> [AIM OF THE TASK]: For each line below that includes the word "page", make a copy.

## START DATA EXTRACT

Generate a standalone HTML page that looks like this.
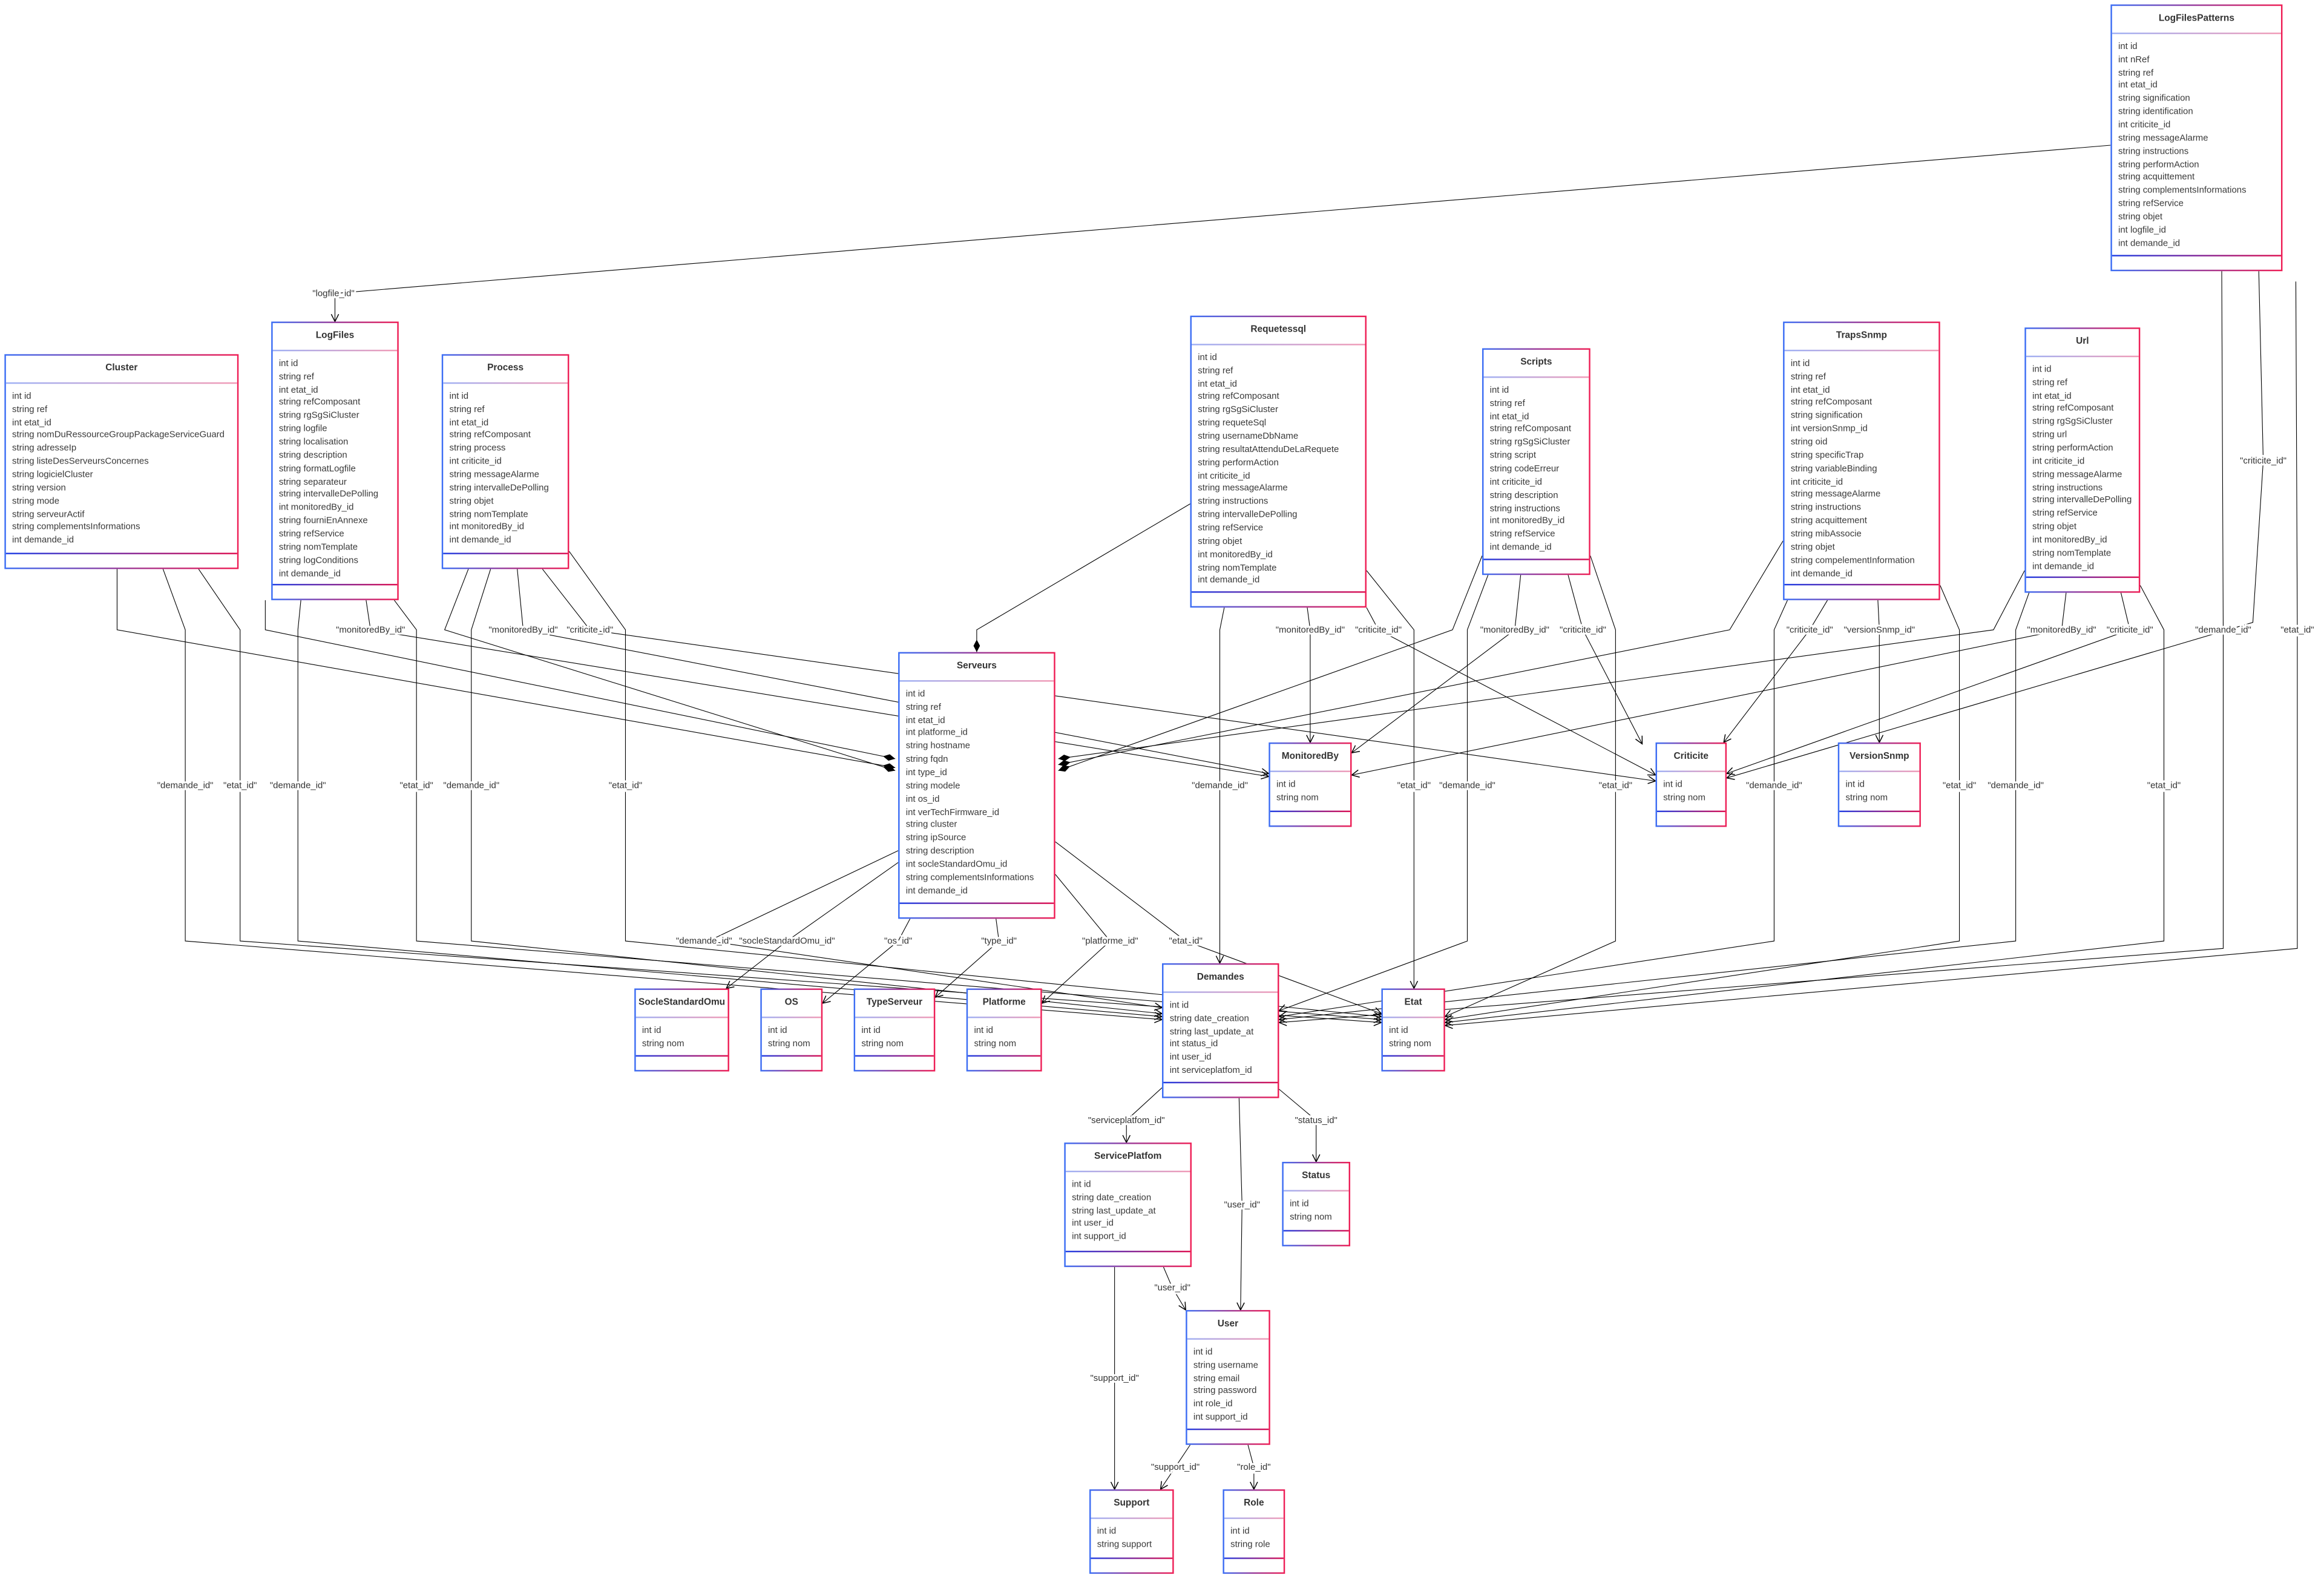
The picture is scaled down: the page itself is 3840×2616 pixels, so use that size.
<!DOCTYPE html>
<html><head><meta charset="utf-8">
<style>
html,body{margin:0;padding:0;background:#fff;}
body{width:3840px;height:2615px;overflow:hidden;position:relative;}
#c{position:absolute;left:0;top:0;width:1568px;height:1068px;transform:scale(2.44898);transform-origin:0 0;font-family:"Liberation Sans",Arial,sans-serif;}
svg{position:absolute;left:0;top:0;}
.b{position:absolute;padding:0.7px;background:linear-gradient(90deg,#3b6ef5,#9a3c9a 50%,#ef1e55);box-sizing:border-box;}
.i{background:#fff;width:100%;height:100%;display:flex;flex-direction:column;box-sizing:border-box;}
.h{height:18.3px;flex:none;display:flex;align-items:center;justify-content:center;font-weight:bold;font-size:6.3px;color:#333;border-bottom:0.7px solid #c08;border-image:linear-gradient(90deg,#9db0f5,#f29ab5) 1;}
.f{flex:1;padding:4.8px 4.5px 0;font-size:6.1px;line-height:8.86px;color:#3a3a3a;white-space:nowrap;}
.e{height:9.5px;flex:none;border-top:0.7px solid #c08;border-image:linear-gradient(90deg,#1e40e6,#e01050) 1;}
</style></head><body>
<div id="c">
<svg width="1568" height="1068" viewBox="0 0 1568 1068">
<defs>
<marker id="a" markerUnits="userSpaceOnUse" markerWidth="8" markerHeight="8" refX="5.5" refY="3" orient="auto"><path d="M0.5,0.5 L5.5,3 L0.5,5.5" fill="none" stroke="#000" stroke-width="0.6"/></marker>
<marker id="d" markerUnits="userSpaceOnUse" markerWidth="10" markerHeight="6" refX="0" refY="2.2" orient="auto"><path d="M0,2.2 L4.2,0 L8.4,2.2 L4.2,4.4 Z" fill="#000"/></marker>
</defs>
<g fill="none" stroke="#000" stroke-width="0.45">
<path d="M1424,98 L226,198 L226,217" marker-end="url(#a)"/>
<path d="M604,518 L79,425 L79,384" marker-start="url(#d)"/>
<path d="M110,384 L125,425 L125,635 L784,688" marker-end="url(#a)"/>
<path d="M134,384 L162,425 L162,635 L932,690" marker-end="url(#a)"/>
<path d="M604,512 L179,425 L179,405" marker-start="url(#d)"/>
<path d="M203,405 L201,425 L201,635 L784,686" marker-end="url(#a)"/>
<path d="M247,405 L250,425 L856,524" marker-end="url(#a)"/>
<path d="M266,405 L281,425 L281,635 L932,688" marker-end="url(#a)"/>
<path d="M604,520 L300,425 L316,384" marker-start="url(#d)"/>
<path d="M331,384 L318,425 L318,635 L784,684" marker-end="url(#a)"/>
<path d="M349,384 L353,425 L856,522" marker-end="url(#a)"/>
<path d="M366,384 L398,425 L1117,527" marker-end="url(#a)"/>
<path d="M384,372 L422,425 L422,635 L932,686" marker-end="url(#a)"/>
<path d="M659,440 L659,425 L803,340" marker-start="url(#d)"/>
<path d="M826,410 L823,425 L823,650" marker-end="url(#a)"/>
<path d="M882,410 L884,425 L884,501" marker-end="url(#a)"/>
<path d="M922,410 L930,425 L1117,523" marker-end="url(#a)"/>
<path d="M922,385 L954,425 L954,667" marker-end="url(#a)"/>
<path d="M714,520 L980,425 L1000,375" marker-start="url(#d)"/>
<path d="M1004,388 L990,425 L990,635 L863,682" marker-end="url(#a)"/>
<path d="M1026,388 L1022,425 L912,508" marker-end="url(#a)"/>
<path d="M1058,388 L1068,425 L1108,502" marker-end="url(#a)"/>
<path d="M1073,375 L1090,425 L1090,635 L975,686" marker-end="url(#a)"/>
<path d="M714,516 L1167,425 L1203,365" marker-start="url(#d)"/>
<path d="M1206,405 L1197,425 L1197,635 L863,686" marker-end="url(#a)"/>
<path d="M1233,405 L1221,425 L1163,501" marker-end="url(#a)"/>
<path d="M1267,405 L1268,425 L1268,501" marker-end="url(#a)"/>
<path d="M1309,395 L1322,425 L1322,635 L975,688" marker-end="url(#a)"/>
<path d="M714,512 L1345,425 L1366,385" marker-start="url(#d)"/>
<path d="M1369,400 L1360,425 L1360,635 L863,688" marker-end="url(#a)"/>
<path d="M1394,400 L1391,425 L912,523" marker-end="url(#a)"/>
<path d="M1431,400 L1437,425 L1165,522" marker-end="url(#a)"/>
<path d="M1444,395 L1460,425 L1460,635 L975,690" marker-end="url(#a)"/>
<path d="M1499,183 L1500,425 L1500,640 L863,690" marker-end="url(#a)"/>
<path d="M1524,183 L1527,311 L1520,420 L1165,525" marker-end="url(#a)"/>
<path d="M1549,190 L1550,425 L1550,640 L975,692" marker-end="url(#a)"/>
<path d="M606,574 L478,635 L784,680" marker-end="url(#a)"/>
<path d="M606,582 L531,635 L490,667" marker-end="url(#a)"/>
<path d="M614,620 L606,635 L555,677" marker-end="url(#a)"/>
<path d="M672,620 L674,635 L631,673" marker-end="url(#a)"/>
<path d="M712,590 L749,635 L703,677" marker-end="url(#a)"/>
<path d="M712,568 L800,635 L932,684" marker-end="url(#a)"/>
<path d="M784,734 L760,756 L760,771" marker-end="url(#a)"/>
<path d="M836,741 L838,813 L837,884" marker-end="url(#a)"/>
<path d="M863,735 L888,756 L888,784" marker-end="url(#a)"/>
<path d="M785,855 L791,869 L800,884" marker-end="url(#a)"/>
<path d="M752,855 L752,930 L752,1005" marker-end="url(#a)"/>
<path d="M803,975 L793,990 L783,1005" marker-end="url(#a)"/>
<path d="M842,975 L846,990 L846,1005" marker-end="url(#a)"/>
</g>
<g font-family="Liberation Sans, Arial, sans-serif" font-size="6.1" fill="#333" text-anchor="middle" dominant-baseline="central" stroke="#fff" stroke-width="2.6" paint-order="stroke">
<text x="225" y="198">"logfile_id"</text>
<text x="125" y="530">"demande_id"</text>
<text x="162" y="530">"etat_id"</text>
<text x="201" y="530">"demande_id"</text>
<text x="250" y="425">"monitoredBy_id"</text>
<text x="281" y="530">"etat_id"</text>
<text x="318" y="530">"demande_id"</text>
<text x="353" y="425">"monitoredBy_id"</text>
<text x="398" y="425">"criticite_id"</text>
<text x="422" y="530">"etat_id"</text>
<text x="823" y="530">"demande_id"</text>
<text x="884" y="425">"monitoredBy_id"</text>
<text x="930" y="425">"criticite_id"</text>
<text x="954" y="530">"etat_id"</text>
<text x="990" y="530">"demande_id"</text>
<text x="1022" y="425">"monitoredBy_id"</text>
<text x="1068" y="425">"criticite_id"</text>
<text x="1090" y="530">"etat_id"</text>
<text x="1197" y="530">"demande_id"</text>
<text x="1221" y="425">"criticite_id"</text>
<text x="1268" y="425">"versionSnmp_id"</text>
<text x="1322" y="530">"etat_id"</text>
<text x="1360" y="530">"demande_id"</text>
<text x="1391" y="425">"monitoredBy_id"</text>
<text x="1437" y="425">"criticite_id"</text>
<text x="1460" y="530">"etat_id"</text>
<text x="1500" y="425">"demande_id"</text>
<text x="1527" y="311">"criticite_id"</text>
<text x="1550" y="425">"etat_id"</text>
<text x="475" y="635">"demande_id"</text>
<text x="531" y="635">"socleStandardOmu_id"</text>
<text x="606" y="635">"os_id"</text>
<text x="674" y="635">"type_id"</text>
<text x="749" y="635">"platforme_id"</text>
<text x="800" y="635">"etat_id"</text>
<text x="760" y="756">"serviceplatfom_id"</text>
<text x="838" y="813">"user_id"</text>
<text x="888" y="756">"status_id"</text>
<text x="791" y="869">"user_id"</text>
<text x="752" y="930">"support_id"</text>
<text x="793" y="990">"support_id"</text>
<text x="846" y="990">"role_id"</text>
</g>
</svg>

<div class="b" style="left:1424px;top:3px;width:116px;height:180px"><div class="i"><div class="h">LogFilesPatterns</div><div class="f">int id<br>int nRef<br>string ref<br>int etat_id<br>string signification<br>string identification<br>int criticite_id<br>string messageAlarme<br>string instructions<br>string performAction<br>string acquittement<br>string complementsInformations<br>string refService<br>string objet<br>int logfile_id<br>int demande_id</div><div class="e"></div></div></div>

<div class="b" style="left:183px;top:217px;width:86px;height:188px"><div class="i"><div class="h">LogFiles</div><div class="f">int id<br>string ref<br>int etat_id<br>string refComposant<br>string rgSgSiCluster<br>string logfile<br>string localisation<br>string description<br>string formatLogfile<br>string separateur<br>string intervalleDePolling<br>int monitoredBy_id<br>string fourniEnAnnexe<br>string refService<br>string nomTemplate<br>string logConditions<br>int demande_id</div><div class="e"></div></div></div>

<div class="b" style="left:3px;top:239px;width:158px;height:145px"><div class="i"><div class="h">Cluster</div><div class="f">int id<br>string ref<br>int etat_id<br>string nomDuRessourceGroupPackageServiceGuard<br>string adresseIp<br>string listeDesServeursConcernes<br>string logicielCluster<br>string version<br>string mode<br>string serveurActif<br>string complementsInformations<br>int demande_id</div><div class="e"></div></div></div>

<div class="b" style="left:298px;top:239px;width:86px;height:145px"><div class="i"><div class="h">Process</div><div class="f">int id<br>string ref<br>int etat_id<br>string refComposant<br>string process<br>int criticite_id<br>string messageAlarme<br>string intervalleDePolling<br>string objet<br>string nomTemplate<br>int monitoredBy_id<br>int demande_id</div><div class="e"></div></div></div>

<div class="b" style="left:803px;top:213px;width:119px;height:197px"><div class="i"><div class="h">Requetessql</div><div class="f">int id<br>string ref<br>int etat_id<br>string refComposant<br>string rgSgSiCluster<br>string requeteSql<br>string usernameDbName<br>string resultatAttenduDeLaRequete<br>string performAction<br>int criticite_id<br>string messageAlarme<br>string instructions<br>string intervalleDePolling<br>string refService<br>string objet<br>int monitoredBy_id<br>string nomTemplate<br>int demande_id</div><div class="e"></div></div></div>

<div class="b" style="left:1000px;top:235px;width:73px;height:153px"><div class="i"><div class="h">Scripts</div><div class="f">int id<br>string ref<br>int etat_id<br>string refComposant<br>string rgSgSiCluster<br>string script<br>string codeErreur<br>int criticite_id<br>string description<br>string instructions<br>int monitoredBy_id<br>string refService<br>int demande_id</div><div class="e"></div></div></div>

<div class="b" style="left:1203px;top:217px;width:106px;height:188px"><div class="i"><div class="h">TrapsSnmp</div><div class="f">int id<br>string ref<br>int etat_id<br>string refComposant<br>string signification<br>int versionSnmp_id<br>string oid<br>string specificTrap<br>string variableBinding<br>int criticite_id<br>string messageAlarme<br>string instructions<br>string acquittement<br>string mibAssocie<br>string objet<br>string compelementInformation<br>int demande_id</div><div class="e"></div></div></div>

<div class="b" style="left:1366px;top:221px;width:78px;height:179px"><div class="i"><div class="h">Url</div><div class="f">int id<br>string ref<br>int etat_id<br>string refComposant<br>string rgSgSiCluster<br>string url<br>string performAction<br>int criticite_id<br>string messageAlarme<br>string instructions<br>string intervalleDePolling<br>string refService<br>string objet<br>int monitoredBy_id<br>string nomTemplate<br>int demande_id</div><div class="e"></div></div></div>

<div class="b" style="left:606px;top:440px;width:106px;height:180px"><div class="i"><div class="h">Serveurs</div><div class="f">int id<br>string ref<br>int etat_id<br>int platforme_id<br>string hostname<br>string fqdn<br>int type_id<br>string modele<br>int os_id<br>int verTechFirmware_id<br>string cluster<br>string ipSource<br>string description<br>int socleStandardOmu_id<br>string complementsInformations<br>int demande_id</div><div class="e"></div></div></div>

<div class="b" style="left:856px;top:501px;width:56px;height:57px"><div class="i"><div class="h">MonitoredBy</div><div class="f">int id<br>string nom</div><div class="e"></div></div></div>
<div class="b" style="left:1117px;top:501px;width:48px;height:57px"><div class="i"><div class="h">Criticite</div><div class="f">int id<br>string nom</div><div class="e"></div></div></div>
<div class="b" style="left:1240px;top:501px;width:56px;height:57px"><div class="i"><div class="h">VersionSnmp</div><div class="f">int id<br>string nom</div><div class="e"></div></div></div>
<div class="b" style="left:428px;top:667px;width:64px;height:56px"><div class="i"><div class="h">SocleStandardOmu</div><div class="f">int id<br>string nom</div><div class="e"></div></div></div>
<div class="b" style="left:513px;top:667px;width:42px;height:56px"><div class="i"><div class="h">OS</div><div class="f">int id<br>string nom</div><div class="e"></div></div></div>
<div class="b" style="left:576px;top:667px;width:55px;height:56px"><div class="i"><div class="h">TypeServeur</div><div class="f">int id<br>string nom</div><div class="e"></div></div></div>
<div class="b" style="left:652px;top:667px;width:51px;height:56px"><div class="i"><div class="h">Platforme</div><div class="f">int id<br>string nom</div><div class="e"></div></div></div>
<div class="b" style="left:932px;top:667px;width:43px;height:56px"><div class="i"><div class="h">Etat</div><div class="f">int id<br>string nom</div><div class="e"></div></div></div>

<div class="b" style="left:784px;top:650px;width:79px;height:91px"><div class="i"><div class="h">Demandes</div><div class="f">int id<br>string date_creation<br>string last_update_at<br>int status_id<br>int user_id<br>int serviceplatfom_id</div><div class="e"></div></div></div>

<div class="b" style="left:718px;top:771px;width:86px;height:84px"><div class="i"><div class="h">ServicePlatfom</div><div class="f">int id<br>string date_creation<br>string last_update_at<br>int user_id<br>int support_id</div><div class="e"></div></div></div>

<div class="b" style="left:865px;top:784px;width:46px;height:57px"><div class="i"><div class="h">Status</div><div class="f">int id<br>string nom</div><div class="e"></div></div></div>

<div class="b" style="left:800px;top:884px;width:57px;height:91px"><div class="i"><div class="h">User</div><div class="f">int id<br>string username<br>string email<br>string password<br>int role_id<br>int support_id</div><div class="e"></div></div></div>

<div class="b" style="left:735px;top:1005px;width:57px;height:57px"><div class="i"><div class="h">Support</div><div class="f">int id<br>string support</div><div class="e"></div></div></div>
<div class="b" style="left:825px;top:1005px;width:42px;height:57px"><div class="i"><div class="h">Role</div><div class="f">int id<br>string role</div><div class="e"></div></div></div>
</div>
</body></html>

## END DATA EXTRACT

> [TASK RESPONSE]:
Generate a standalone HTML page that looks like this.
The picture is scaled down: the page itself is 3840×2616 pixels, so use that size.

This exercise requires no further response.